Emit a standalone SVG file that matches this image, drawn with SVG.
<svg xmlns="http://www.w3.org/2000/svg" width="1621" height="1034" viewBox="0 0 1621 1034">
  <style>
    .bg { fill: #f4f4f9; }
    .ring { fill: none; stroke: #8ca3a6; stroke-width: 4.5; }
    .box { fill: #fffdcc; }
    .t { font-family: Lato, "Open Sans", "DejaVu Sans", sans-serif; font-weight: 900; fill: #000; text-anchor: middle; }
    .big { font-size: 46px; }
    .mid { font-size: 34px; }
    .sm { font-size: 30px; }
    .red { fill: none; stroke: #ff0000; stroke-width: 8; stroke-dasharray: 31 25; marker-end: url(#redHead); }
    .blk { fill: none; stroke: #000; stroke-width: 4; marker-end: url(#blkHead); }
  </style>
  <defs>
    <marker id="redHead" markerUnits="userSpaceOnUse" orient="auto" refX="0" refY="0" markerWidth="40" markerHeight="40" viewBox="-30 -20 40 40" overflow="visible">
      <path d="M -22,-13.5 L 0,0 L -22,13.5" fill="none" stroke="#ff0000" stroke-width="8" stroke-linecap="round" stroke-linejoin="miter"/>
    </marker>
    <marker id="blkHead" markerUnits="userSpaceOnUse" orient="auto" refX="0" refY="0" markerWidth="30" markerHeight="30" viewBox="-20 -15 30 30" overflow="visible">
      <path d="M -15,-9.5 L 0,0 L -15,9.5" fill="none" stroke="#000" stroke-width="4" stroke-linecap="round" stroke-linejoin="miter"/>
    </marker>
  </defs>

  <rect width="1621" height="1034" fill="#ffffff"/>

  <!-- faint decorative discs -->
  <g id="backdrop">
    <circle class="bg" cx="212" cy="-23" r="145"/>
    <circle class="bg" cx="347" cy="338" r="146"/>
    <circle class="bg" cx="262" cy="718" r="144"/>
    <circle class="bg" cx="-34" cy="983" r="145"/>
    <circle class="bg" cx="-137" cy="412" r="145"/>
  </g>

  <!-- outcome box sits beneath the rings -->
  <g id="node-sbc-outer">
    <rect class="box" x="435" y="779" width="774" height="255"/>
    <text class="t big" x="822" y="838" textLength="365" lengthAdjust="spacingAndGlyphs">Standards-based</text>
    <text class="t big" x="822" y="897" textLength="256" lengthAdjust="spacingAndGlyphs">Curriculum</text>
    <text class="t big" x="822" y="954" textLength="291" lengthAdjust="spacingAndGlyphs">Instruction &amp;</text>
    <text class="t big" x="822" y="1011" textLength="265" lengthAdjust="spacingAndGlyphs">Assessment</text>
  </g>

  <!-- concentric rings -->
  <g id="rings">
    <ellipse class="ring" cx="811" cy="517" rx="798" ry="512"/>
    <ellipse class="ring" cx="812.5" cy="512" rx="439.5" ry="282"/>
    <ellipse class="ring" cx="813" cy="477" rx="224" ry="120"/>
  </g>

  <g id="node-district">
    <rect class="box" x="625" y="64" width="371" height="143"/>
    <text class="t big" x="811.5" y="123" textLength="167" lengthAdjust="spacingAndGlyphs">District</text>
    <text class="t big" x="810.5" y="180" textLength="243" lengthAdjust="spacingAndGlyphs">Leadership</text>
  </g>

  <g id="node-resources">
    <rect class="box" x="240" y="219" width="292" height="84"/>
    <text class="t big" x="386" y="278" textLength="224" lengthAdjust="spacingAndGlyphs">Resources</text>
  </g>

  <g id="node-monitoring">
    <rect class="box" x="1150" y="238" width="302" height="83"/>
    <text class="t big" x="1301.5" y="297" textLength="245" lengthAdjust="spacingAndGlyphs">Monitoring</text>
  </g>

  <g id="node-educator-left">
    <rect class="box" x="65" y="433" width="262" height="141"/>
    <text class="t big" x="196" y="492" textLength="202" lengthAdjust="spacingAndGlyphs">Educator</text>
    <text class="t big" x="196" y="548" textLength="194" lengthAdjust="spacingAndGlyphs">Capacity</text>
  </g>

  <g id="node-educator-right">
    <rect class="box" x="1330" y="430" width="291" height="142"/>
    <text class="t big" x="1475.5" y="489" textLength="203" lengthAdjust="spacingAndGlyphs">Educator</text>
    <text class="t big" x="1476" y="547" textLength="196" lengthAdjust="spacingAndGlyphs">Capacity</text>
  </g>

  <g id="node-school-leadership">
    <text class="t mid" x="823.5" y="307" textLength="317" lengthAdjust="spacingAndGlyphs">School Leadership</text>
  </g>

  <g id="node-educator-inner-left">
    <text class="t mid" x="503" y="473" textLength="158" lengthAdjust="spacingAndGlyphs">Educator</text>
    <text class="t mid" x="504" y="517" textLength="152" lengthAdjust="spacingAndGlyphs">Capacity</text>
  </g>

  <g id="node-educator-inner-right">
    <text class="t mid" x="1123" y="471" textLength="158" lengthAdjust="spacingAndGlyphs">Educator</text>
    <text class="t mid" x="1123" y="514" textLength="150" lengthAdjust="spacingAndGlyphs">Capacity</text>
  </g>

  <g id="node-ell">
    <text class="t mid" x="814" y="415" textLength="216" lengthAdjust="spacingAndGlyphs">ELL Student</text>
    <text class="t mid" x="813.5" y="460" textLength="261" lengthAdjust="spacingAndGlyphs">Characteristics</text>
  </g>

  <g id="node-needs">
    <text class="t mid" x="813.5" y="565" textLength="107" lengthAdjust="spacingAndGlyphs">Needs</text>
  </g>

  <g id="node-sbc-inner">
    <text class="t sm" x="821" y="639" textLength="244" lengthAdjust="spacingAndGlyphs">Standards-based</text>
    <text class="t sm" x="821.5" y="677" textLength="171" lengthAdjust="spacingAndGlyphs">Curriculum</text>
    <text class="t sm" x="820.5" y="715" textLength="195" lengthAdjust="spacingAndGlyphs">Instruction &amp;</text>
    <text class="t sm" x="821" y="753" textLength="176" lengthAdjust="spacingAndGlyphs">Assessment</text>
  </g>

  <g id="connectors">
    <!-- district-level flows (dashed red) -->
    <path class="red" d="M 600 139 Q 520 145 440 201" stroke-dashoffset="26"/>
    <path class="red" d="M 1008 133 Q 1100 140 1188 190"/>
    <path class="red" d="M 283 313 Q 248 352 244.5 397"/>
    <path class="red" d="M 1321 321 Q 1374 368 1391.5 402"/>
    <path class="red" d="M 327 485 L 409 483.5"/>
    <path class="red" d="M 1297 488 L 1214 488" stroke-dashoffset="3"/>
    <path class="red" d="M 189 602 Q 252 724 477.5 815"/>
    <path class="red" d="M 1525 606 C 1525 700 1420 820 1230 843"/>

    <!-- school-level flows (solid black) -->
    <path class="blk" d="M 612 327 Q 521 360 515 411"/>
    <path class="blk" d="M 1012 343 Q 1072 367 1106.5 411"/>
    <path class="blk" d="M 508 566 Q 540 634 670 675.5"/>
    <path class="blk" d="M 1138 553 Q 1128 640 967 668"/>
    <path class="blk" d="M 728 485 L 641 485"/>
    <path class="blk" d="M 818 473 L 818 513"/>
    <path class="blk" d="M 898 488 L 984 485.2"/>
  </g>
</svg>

_ _ _ _

* _OBJECTIVE_: Print the material above once more, exactly.

* _FINAL ANSWER_:
Emit a standalone SVG file that matches this image, drawn with SVG.
<svg xmlns="http://www.w3.org/2000/svg" width="1621" height="1034" viewBox="0 0 1621 1034">
  <style>
    .bg { fill: #f4f4f9; }
    .ring { fill: none; stroke: #8ca3a6; stroke-width: 4.5; }
    .box { fill: #fffdcc; }
    .t { font-family: Lato, "Open Sans", "DejaVu Sans", sans-serif; font-weight: 900; fill: #000; text-anchor: middle; }
    .big { font-size: 46px; }
    .mid { font-size: 34px; }
    .sm { font-size: 30px; }
    .red { fill: none; stroke: #ff0000; stroke-width: 8; stroke-dasharray: 31 25; marker-end: url(#redHead); }
    .blk { fill: none; stroke: #000; stroke-width: 4; marker-end: url(#blkHead); }
  </style>
  <defs>
    <marker id="redHead" markerUnits="userSpaceOnUse" orient="auto" refX="0" refY="0" markerWidth="40" markerHeight="40" viewBox="-30 -20 40 40" overflow="visible">
      <path d="M -22,-13.5 L 0,0 L -22,13.5" fill="none" stroke="#ff0000" stroke-width="8" stroke-linecap="round" stroke-linejoin="miter"/>
    </marker>
    <marker id="blkHead" markerUnits="userSpaceOnUse" orient="auto" refX="0" refY="0" markerWidth="30" markerHeight="30" viewBox="-20 -15 30 30" overflow="visible">
      <path d="M -15,-9.5 L 0,0 L -15,9.5" fill="none" stroke="#000" stroke-width="4" stroke-linecap="round" stroke-linejoin="miter"/>
    </marker>
  </defs>

  <rect width="1621" height="1034" fill="#ffffff"/>

  <!-- faint decorative discs -->
  <g id="backdrop">
    <circle class="bg" cx="212" cy="-23" r="145"/>
    <circle class="bg" cx="347" cy="338" r="146"/>
    <circle class="bg" cx="262" cy="718" r="144"/>
    <circle class="bg" cx="-34" cy="983" r="145"/>
    <circle class="bg" cx="-137" cy="412" r="145"/>
  </g>

  <!-- outcome box sits beneath the rings -->
  <g id="node-sbc-outer">
    <rect class="box" x="435" y="779" width="774" height="255"/>
    <text class="t big" x="822" y="838" textLength="365" lengthAdjust="spacingAndGlyphs">Standards-based</text>
    <text class="t big" x="822" y="897" textLength="256" lengthAdjust="spacingAndGlyphs">Curriculum</text>
    <text class="t big" x="822" y="954" textLength="291" lengthAdjust="spacingAndGlyphs">Instruction &amp;</text>
    <text class="t big" x="822" y="1011" textLength="265" lengthAdjust="spacingAndGlyphs">Assessment</text>
  </g>

  <!-- concentric rings -->
  <g id="rings">
    <ellipse class="ring" cx="811" cy="517" rx="798" ry="512"/>
    <ellipse class="ring" cx="812.5" cy="512" rx="439.5" ry="282"/>
    <ellipse class="ring" cx="813" cy="477" rx="224" ry="120"/>
  </g>

  <g id="node-district">
    <rect class="box" x="625" y="64" width="371" height="143"/>
    <text class="t big" x="811.5" y="123" textLength="167" lengthAdjust="spacingAndGlyphs">District</text>
    <text class="t big" x="810.5" y="180" textLength="243" lengthAdjust="spacingAndGlyphs">Leadership</text>
  </g>

  <g id="node-resources">
    <rect class="box" x="240" y="219" width="292" height="84"/>
    <text class="t big" x="386" y="278" textLength="224" lengthAdjust="spacingAndGlyphs">Resources</text>
  </g>

  <g id="node-monitoring">
    <rect class="box" x="1150" y="238" width="302" height="83"/>
    <text class="t big" x="1301.5" y="297" textLength="245" lengthAdjust="spacingAndGlyphs">Monitoring</text>
  </g>

  <g id="node-educator-left">
    <rect class="box" x="65" y="433" width="262" height="141"/>
    <text class="t big" x="196" y="492" textLength="202" lengthAdjust="spacingAndGlyphs">Educator</text>
    <text class="t big" x="196" y="548" textLength="194" lengthAdjust="spacingAndGlyphs">Capacity</text>
  </g>

  <g id="node-educator-right">
    <rect class="box" x="1330" y="430" width="291" height="142"/>
    <text class="t big" x="1475.5" y="489" textLength="203" lengthAdjust="spacingAndGlyphs">Educator</text>
    <text class="t big" x="1476" y="547" textLength="196" lengthAdjust="spacingAndGlyphs">Capacity</text>
  </g>

  <g id="node-school-leadership">
    <text class="t mid" x="823.5" y="307" textLength="317" lengthAdjust="spacingAndGlyphs">School Leadership</text>
  </g>

  <g id="node-educator-inner-left">
    <text class="t mid" x="503" y="473" textLength="158" lengthAdjust="spacingAndGlyphs">Educator</text>
    <text class="t mid" x="504" y="517" textLength="152" lengthAdjust="spacingAndGlyphs">Capacity</text>
  </g>

  <g id="node-educator-inner-right">
    <text class="t mid" x="1123" y="471" textLength="158" lengthAdjust="spacingAndGlyphs">Educator</text>
    <text class="t mid" x="1123" y="514" textLength="150" lengthAdjust="spacingAndGlyphs">Capacity</text>
  </g>

  <g id="node-ell">
    <text class="t mid" x="814" y="415" textLength="216" lengthAdjust="spacingAndGlyphs">ELL Student</text>
    <text class="t mid" x="813.5" y="460" textLength="261" lengthAdjust="spacingAndGlyphs">Characteristics</text>
  </g>

  <g id="node-needs">
    <text class="t mid" x="813.5" y="565" textLength="107" lengthAdjust="spacingAndGlyphs">Needs</text>
  </g>

  <g id="node-sbc-inner">
    <text class="t sm" x="821" y="639" textLength="244" lengthAdjust="spacingAndGlyphs">Standards-based</text>
    <text class="t sm" x="821.5" y="677" textLength="171" lengthAdjust="spacingAndGlyphs">Curriculum</text>
    <text class="t sm" x="820.5" y="715" textLength="195" lengthAdjust="spacingAndGlyphs">Instruction &amp;</text>
    <text class="t sm" x="821" y="753" textLength="176" lengthAdjust="spacingAndGlyphs">Assessment</text>
  </g>

  <g id="connectors">
    <!-- district-level flows (dashed red) -->
    <path class="red" d="M 600 139 Q 520 145 440 201" stroke-dashoffset="26"/>
    <path class="red" d="M 1008 133 Q 1100 140 1188 190"/>
    <path class="red" d="M 283 313 Q 248 352 244.5 397"/>
    <path class="red" d="M 1321 321 Q 1374 368 1391.5 402"/>
    <path class="red" d="M 327 485 L 409 483.5"/>
    <path class="red" d="M 1297 488 L 1214 488" stroke-dashoffset="3"/>
    <path class="red" d="M 189 602 Q 252 724 477.5 815"/>
    <path class="red" d="M 1525 606 C 1525 700 1420 820 1230 843"/>

    <!-- school-level flows (solid black) -->
    <path class="blk" d="M 612 327 Q 521 360 515 411"/>
    <path class="blk" d="M 1012 343 Q 1072 367 1106.5 411"/>
    <path class="blk" d="M 508 566 Q 540 634 670 675.5"/>
    <path class="blk" d="M 1138 553 Q 1128 640 967 668"/>
    <path class="blk" d="M 728 485 L 641 485"/>
    <path class="blk" d="M 818 473 L 818 513"/>
    <path class="blk" d="M 898 488 L 984 485.2"/>
  </g>
</svg>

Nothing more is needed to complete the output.